According to FERC officials, the emergency spillway could handle 350,000 cubic feet of water per second. However, after water flows of 6-12,000 cubic feet per second — less than 5 percent of what federal officials said the spillway could take — it started to fail, and authorities ordered a mandatory evacuation of the area below.
California Department of Water Resources Acting Director Bill Croyle said he was “not familiar with 2005 documentation or conversation” about spillway concerns.
Lester Snow, who was CDWR director from 2004 to 2010, said he “doesn’t recall the FERC process” and that “the dam and the outlet structures have always done well in tests and inspections.”
Cost for Repair
Officials have now estimated the cost of repairing the dam will be upwards of $100-$200 million, the Los Angeles Times reported. However, industry officials that the Tax Revolution Institute spoke to estimated that the cost would be much higher — closer to $300-$400 million.
The $400 million figure is probably more accurate, as repairs to the nearby Anderson Dam have cost the district nearly $400 million.
So, how much would it have cost if state and federal officials had listened to the nonprofits?
About $100 million.
Not only would 200,000 lives never have been put in danger, but the cost to armor, instead of repair, the spillway might have been at least between three and four times less expensive.
The Next Crisis
The California Department of Water Resources, the government agency primarily responsible for monitoring the Oroville dam, is also responsible for monitoring another 677 “high hazard” dams ( i.e. where loss of life is “probable” with “one or more expected” along with massive property damage in case of dam failure). Given that the agency ignored warnings that the dam had potential to fail, and considering that those same warnings may have been ignored at any one of the hundreds of other California dams, the question becomes: How do we stop this from happening again?
Usually, the solution would be a new regulation, perhaps requiring the CWDR or FERC to take concerns on critical infrastructure more seriously, or the firing of the officials and directors responsible. Unfortunately, asking government agencies to watch themselves more closely tends to be a losing proposition.
So, why don’t we take an economic principle we use nearly everywhere else, and allow people to redirect at least some of their tax dollars used to fund the CWDR to the organizations that caught this impending disaster over a decade ago? When the investors of Volkswagen, Inc. discovered that the company installed sophisticated “defeat devices” in their diesel cars to trick emissions tests, they responded. Volkswagen stock dropped by 50 percent. This is a lesson the company won’t soon forget.
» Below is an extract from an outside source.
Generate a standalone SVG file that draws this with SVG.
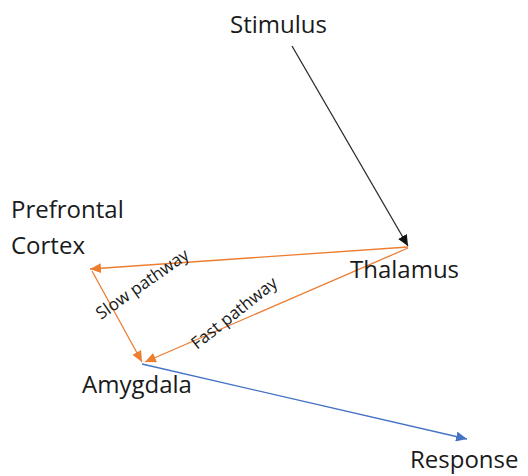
<svg xmlns="http://www.w3.org/2000/svg" width="528" height="476" viewBox="0 0 528 476">
  <style>
    .node { font-family: "Open Sans", "Liberation Sans", sans-serif; font-size: 24px; fill: #1a1a1a; }
    .lbl { font-family: "Open Sans", "Liberation Sans", sans-serif; font-size: 17px; fill: #1a1a1a; }
    .edge { fill: none; stroke-width: 1.3; }
    .black { stroke: #2b2b2b; }
    .orange { stroke: #ED7D31; }
    .blue { stroke: #4472C4; }
  </style>
  <defs>
    <marker id="ah-black" markerUnits="userSpaceOnUse" markerWidth="12" markerHeight="10" refX="11" refY="5" orient="auto">
      <path d="M0,0 L11,5 L0,10 Z" fill="#111"/>
    </marker>
    <marker id="ah-orange" markerUnits="userSpaceOnUse" markerWidth="12" markerHeight="10" refX="11" refY="5" orient="auto">
      <path d="M0,0 L11,5 L0,10 Z" fill="#ED7D31"/>
    </marker>
    <marker id="ah-blue" markerUnits="userSpaceOnUse" markerWidth="12" markerHeight="10" refX="11" refY="5" orient="auto">
      <path d="M0,0 L11,5 L0,10 Z" fill="#4472C4"/>
    </marker>
  </defs>

  <g id="connectors">
    <line class="edge black" x1="292" y1="46" x2="408" y2="246" marker-end="url(#ah-black)"/>
    <line class="edge orange" x1="408" y1="247" x2="90" y2="269" stroke-width="2" marker-end="url(#ah-orange)"/>
    <line class="edge orange" x1="92" y1="271" x2="142" y2="362" marker-end="url(#ah-orange)"/>
    <line class="edge orange" x1="408" y1="248" x2="145" y2="362" marker-end="url(#ah-orange)"/>
    <line class="edge blue" x1="142" y1="364" x2="467" y2="439" marker-end="url(#ah-blue)"/>
    <text class="lbl" transform="translate(101,320) rotate(-35)">Slow pathway</text>
    <text class="lbl" transform="translate(197,350) rotate(-38.5)">Fast pathway</text>
  </g>

  <g id="stimulus"><text class="node" x="230" y="33">Stimulus</text></g>
  <g id="prefrontal-cortex">
    <text class="node" x="11" y="218">Prefrontal</text>
    <text class="node" x="11" y="254">Cortex</text>
  </g>
  <g id="thalamus"><text class="node" x="350" y="278">Thalamus</text></g>
  <g id="amygdala"><text class="node" x="82" y="393">Amygdala</text></g>
  <g id="response"><text class="node" x="410" y="468">Response</text></g>
</svg>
CWDR’s failure here could have been far more disastrous than just more air pollution. Officials gave some residents mere minutes to evacuate from their homes. If the dam had failed, it could have been fatal for hundreds, if not thousands, of people. There is no way of knowing how many of California’s “high hazard” dams are facing a similar type of failure, and it is imperative for the California state government to take the necessary steps to protect its citizens by empowering those who are best equipped to protect them.
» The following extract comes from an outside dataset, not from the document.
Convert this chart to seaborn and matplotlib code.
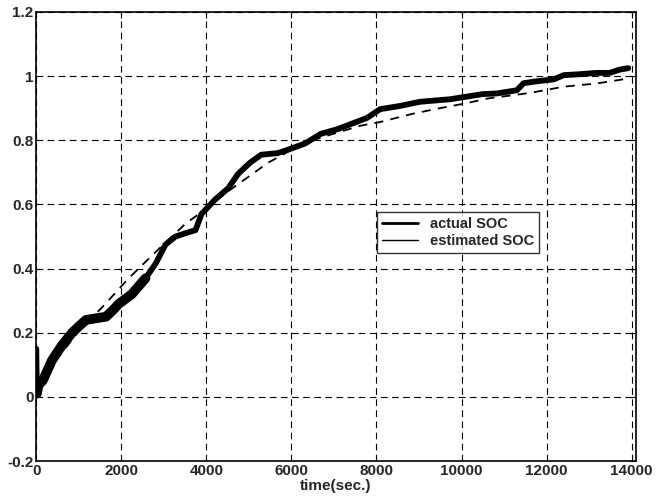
import numpy as np
import pandas as pd
import matplotlib
matplotlib.use('Agg')
import matplotlib.pyplot as plt
import seaborn as sns
from matplotlib.lines import Line2D

# ── Data ──────────────────────────────────────────────────────
est_time = [0, 15, 60, 150, 374, 600, 843, 1000, 1170, 1400, 1640, 1800, 1940,
            2245, 2570, 2805, 3040, 3275, 3500, 3745, 3885, 4210, 4510, 4745,
            5025, 5290, 5680, 5990, 6320, 6690, 7090, 7780, 8085, 8550, 9020,
            9730, 10500, 10830, 11300, 11460, 11770, 12170, 12400, 12780,
            13170, 13480, 13710, 13920]
est_soc = [0.15, 0.01, 0.04, 0.05, 0.115, 0.16, 0.20, 0.22, 0.24, 0.245, 0.25,
           0.27, 0.29, 0.32, 0.37, 0.415, 0.475, 0.50, 0.51, 0.52, 0.57, 0.616,
           0.65, 0.695, 0.73, 0.755, 0.76, 0.774, 0.79, 0.82, 0.835, 0.87,
           0.897, 0.907, 0.92, 0.928, 0.944, 0.946, 0.956, 0.978, 0.984, 0.99,
           1.003, 1.006, 1.01, 1.01, 1.02, 1.025]

act_time = [0, 500, 1000, 1575, 2175, 2715, 2950, 3510, 3980, 4500, 5030, 5450,
            6000, 6500, 6980, 7610, 8085, 8860, 9490, 10130, 10600, 11460,
            11700, 12400, 12780, 13170, 13800]
act_soc = [0.03, 0.12, 0.205, 0.283, 0.37, 0.44, 0.47, 0.54, 0.585, 0.64, 0.69,
           0.73, 0.77, 0.80, 0.82, 0.845, 0.857, 0.883, 0.90, 0.916, 0.93,
           0.945, 0.95, 0.967, 0.972, 0.977, 0.99]

est = pd.DataFrame({'time': est_time, 'soc': est_soc})
act = pd.DataFrame({'time': act_time, 'soc': act_soc})
est_early = est[(est['time'] >= 15) & (est['time'] <= 2600)]

sns.set_style('white')
plt.rcParams['font.family'] = ['Liberation Sans', 'DejaVu Sans']
plt.rcParams['font.weight'] = 'bold'

fig = plt.figure(figsize=(6.59, 4.99), dpi=100)
ax = fig.add_axes([0.055, 0.076, 0.91, 0.9])

sns.lineplot(data=act, x='time', y='soc', ax=ax, color='black', lw=1.3,
             linestyle=(0, (5, 4)), estimator=None, sort=False)
sns.lineplot(data=est, x='time', y='soc', ax=ax, color='black', lw=4.2,
             estimator=None, sort=False)
# noisier start of the estimate shows as a wider band
sns.lineplot(data=est_early, x='time', y='soc', ax=ax, color='black', lw=7,
             estimator=None, sort=False)

ax.set_xlim(0, 14100)
ax.set_ylim(-0.2, 1.2)
ax.set_xticks(np.arange(0, 14001, 2000))
ax.set_yticks(np.arange(-0.2, 1.21, 0.2))
ax.set_yticklabels(['-0.2', '0', '0.2', '0.4', '0.6', '0.8', '1', '1.2'])
ax.grid(True, color='black', linestyle=(0, (6, 4)), lw=0.8)
ax.tick_params(direction='in', top=True, right=True, length=4, labelsize=11,
               pad=2, color='black')
for lbl in ax.get_xticklabels() + ax.get_yticklabels():
    lbl.set_fontweight('bold')
for s in ax.spines.values():
    s.set_color('black')
    s.set_linewidth(1.2)
ax.set_xlabel('time(sec.)', fontsize=11, fontweight='bold', labelpad=1)
ax.set_ylabel('')

handles = [Line2D([], [], color='black', lw=2),
           Line2D([], [], color='black', lw=1)]
leg = ax.legend(handles, ['actual SOC', 'estimated SOC'], loc='upper left',
                bbox_to_anchor=(0.568, 0.555), frameon=True, fancybox=False,
                prop={'weight': 'bold', 'size': 10.5}, borderpad=0.35,
                handlelength=2.5, labelspacing=0.2, borderaxespad=0)
leg.get_frame().set_edgecolor('black')
leg.get_frame().set_linewidth(1.0)

fig.savefig('out.png', dpi=100)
It is obvious that these nonprofits did a better job monitoring the dam’s condition than the CDWR did. With the right resources, nonprofits could have prevented the needless uprooting of 200,000 lives, and certainly saved the state hundreds of millions of dollars in repair costs.
One legislative tool that could be used to enable the most effective oversight of the state’s water resources is the charitable tax credit. Several states, including Arizona, offer tax credits to citizens, allowing them to send their tax dollars, dollar-for-dollar, to organizations and entities that outperform government agencies or programs. California lawmakers could easily implement an environmental, or river tax credit, to help taxpayers enable organizations like Friends of the River and the Sierra Club to inspect, report on, and oversee some of California’s most crucial water resources.
A tax credit of this type could help ensure the safety of Californians. Instead of relying on a state agency that has clearly already failed its citizens in a remarkable way, taxpayers in California could send their money to organizations that notice problems in their infrastructure years before government agencies, helping prevent even the threat of a disaster like Oroville from happening in the future. Since the taxpayer would be redirecting their funds, a tax credit of this type would also save the State of California the millions of dollars it would take to upgrade the CDWR so that Californians could once again trust the agency to oversee the state’s dams.
Finally, a tax credit would give Californians the ability to determine which organizations will better protect their safety, and fund those organizations directly with their tax dollars. In the long-term, this could be a very viable solution to hold state environmental agencies accountable for their actions.
This time, nearly 200,000 people were evacuated. But with 677 other high-hazard dams, including those that are operating at unsafe water levels, Californians should seek and demand better options from their legislators to prevent this from happening again. Why not give these nonprofits an option to do what they do best?